Agreed, but can you at least give him the benefit of the doubt that he has the potential within him?
So I'm trying to be sort of the pro-active "Mom" who in response to "I'm too tired to do my homework." says "Then go take a nap right now and I'll wake you up in an hour and then you will do your homework.". My nice "Mom" side even remembers to supply some cookies and milk.-LOL.
This isn’t crossing over into the enabling mode, is it? It seems to be a very fine line you have to walk. It would drive me crazy too. Would it be better to show some indignation that he is wasting his skills and abilities and therefore not sharing with you his full potential, as Dieda proposes? Just wondering here…
I also discussed with my H that maybe he should start seeing a life coach or a job coach. I think he found the idea embarrassing but appealing at the same time.
Hmmm… that does sound a little like he is comforted and his ego boosted by knowing that you expect him to succeed, so he likes you pushing him, but at the same time he is embarrassed because you have to push him and other men don’t need pushing. Maybe the right balance of tough love is needed?
Also, I should note that although my H does have a degree in education his current work is in a high demand blue collar field so he can get work virtually anywhere if he doesn't change careers.
OK, I’m confused. If this is true, why is he putting up with this demeaning boss at work? Why does he just go out and grab some of this easily available work and set some of his own terms? If he is in demand, why is work even an issue? It should actually be a source of pride for him if he can be heavily recruited. I’m missing something here.

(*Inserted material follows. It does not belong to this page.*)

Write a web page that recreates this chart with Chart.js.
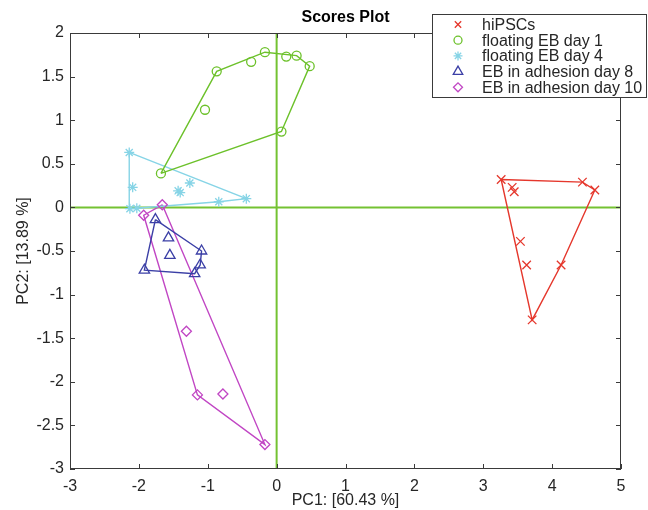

No, my problem is that I go into "Momma Bear" mode. I am only willing to spend so much time teaching a cub to fish before I abandon him to his own devices. I value independence too much to not try to allow other's to develop it, also I'm lazy.
OK Mojo, now just what do you mean by independence? One one hand I see you as being quite enmeshed with your H and dependent on him. When he gives you too much independence, it triggers anxiety in you. How can you claim to be so independent when you are so dependent on another to make you feel loved and accepted? Think this through a little because it makes no sense to me at all.
Note: his real mother is a total Type 2 rescuer martyr type.
OK, your baiting me with this FOO comment… Oh wait, I asked about it first. OK, does he understand the ramifications of this? I’m sure you do.
I'm almost tempted to just drop on purpose in the hopes that he'll reflexively catch me but I can't do it as long as I have to be a responsible adult for my children.